Con il senno di poi è facile notare come il ribaltamento della relazione tra Sherlock Holmes (Jonny Lee Miller) e la dottoressa Watson (Lucy Liu) fosse potenzialmente presente sin dal pilot della serie. Con una calcolata lentezza lo abbiamo visto svilupparsi per una quindicina di episodi e infine nel sedicesimo capitolo abbiamo avuto la conferma. Watson non è più stipendiata da Holmes senior (*) ma è diventata una apprendista consulting detective che prende lezioni da Holmes junior. La cosa non mi soddisfa, ma almeno ci siamo tolti un tema ricorrente che cominciava ad essere più un peso che una attrattiva.

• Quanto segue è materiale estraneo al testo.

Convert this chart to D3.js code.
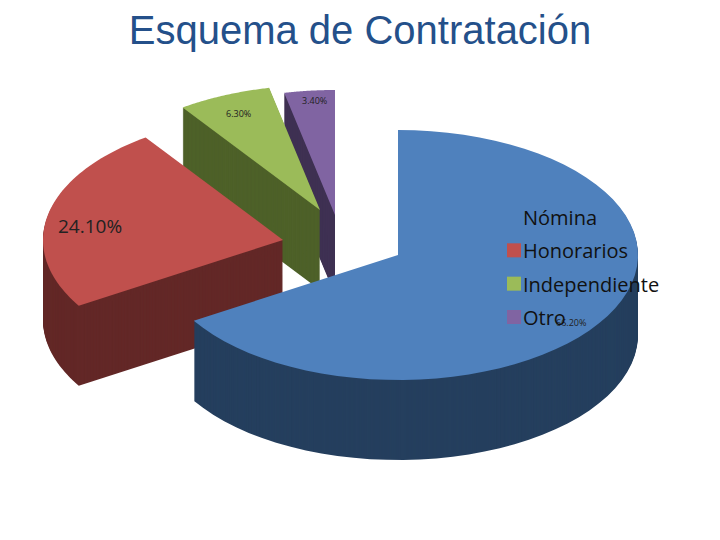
<!DOCTYPE html>
<html><head><meta charset="utf-8">
<script src="https://cdn.jsdelivr.net/npm/d3@7"></script>
<style>body{margin:0;background:#fff}</style>
</head><body><svg id="c" width="720" height="540"></svg>
<script>
var categories = ["Nómina", "Honorarios", "Independiente", "Otro"];
var values = [66.2, 24.1, 6.3, 3.4];
var labels = ["66.20%", "24.10%", "6.30%", "3.40%"];
var colors = ["#4F81BD", "#C0504D", "#9BBB59", "#8064A2"];
var darks = ["#253f5e", "#632827", "#4e6129", "#3f3153"];
var explode = [[0, 0], [-115, -15], [-78, -45], [-63, -40]];

var svg = d3.select("#c");
var cx = 398, cy = 255, rx = 240, ry = 125, depth = 80;

svg.append("text").attr("x", 360).attr("y", 44).attr("text-anchor", "middle")
  .attr("font-family", "Liberation Sans, Arial").attr("font-size", 40)
  .attr("fill", "#24508a").text("Esquema de Contratación");

var pie = d3.pie().sort(null).value(d => d);
var arcs = pie(values);

function shape(a, i, dy) {
  var ox = cx + explode[i][0], oy = cy + explode[i][1] + dy;
  var pts = [[ox, oy]];
  var n = 60;
  for (var k = 0; k <= n; k++) {
    var t = a.startAngle + (a.endAngle - a.startAngle) * k / n;
    pts.push([ox + Math.sin(t) * rx, oy - Math.cos(t) * ry]);
  }
  return d3.line()(pts) + "Z";
}

// back slices first, front (Nómina) last
[3, 2, 1, 0].forEach(function(i) {
  var g = svg.append("g");
  for (var dy = depth; dy > 0; dy -= 1) {
    g.append("path").attr("d", shape(arcs[i], i, dy)).attr("fill", darks[i]);
  }
  g.append("path").attr("d", shape(arcs[i], i, 0)).attr("fill", colors[i]);
});

var font = "Open Sans, DejaVu Sans, sans-serif";
var lab = [[556, 326, 9], [58, 233, 19], [226, 117, 9], [302, 104, 9]];
lab.forEach(function(l, i) {
  svg.append("text").attr("x", l[0]).attr("y", l[1]).attr("font-family", font)
    .attr("font-size", l[2]).attr("fill", "#222").text(labels[i]);
});

var ly = d3.scalePoint().domain(categories).range([218, 318]);
var leg = svg.append("g");
categories.forEach(function(c) {
  leg.append("rect").attr("x", 507).attr("y", ly(c) - 8).attr("width", 14).attr("height", 14)
    .attr("fill", colors[categories.indexOf(c)]);
  leg.append("text").attr("x", 523).attr("y", ly(c) + 7).attr("font-family", font)
    .attr("font-size", 20).attr("fill", "#111").text(c);
});
</script></body></html>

Abbiamo dunque uno Sherlock che fa il maestro e propina all'allieva una serie di compiti che, secondo il suo punto di vista, dovrebbero servire a risvegliare le capacità investigative in lei. L'effetto che ho avuto è stato quello di rivedere le lezioni di karate che Miyagi (Pat Morita) dava al karate kid Daniel (Ralph Macchio) nel noto film del 1984 (**).
Il caso principale mi è sembrato troppo complesso e improbabile per riuscirmi interessante. Un tale super-ricco scopre di avere un raro malanno che è di origine ereditaria, lo strano è che lui non ha nessuno in famiglia con lo stesso problema. E dunque ritiene che qualcuno, chissà come, lo abbia infettato. Watson, però, che più che un ex medico sembra spesso una biblioteca medica ambulante, nota che tra gli effetti collaterali della malattia c'è anche una crescente paranoia, che porta a sospettare tutto di tutti. Sherlock decide perciò che non può seguire il caso, in quanto non sente di poterne dare una soluzione soddisfacente.
Cose che succedono dopo lo spingono a cambiare idea, indagare, e trovare una sorprendente, per quanto arzigogolata, soluzione.
(*) Particolare inquietante, non abbiamo nessuna prova dell'esistenza di questo personaggio. Per quanto ne sappiamo potrebbe essere il parto della fantasia malata di Sherlock.
(**) Per chi non fosse interessato al cinema del secolo scorso è disponibile anche un remake sostanzialmente equivalente datato 2010.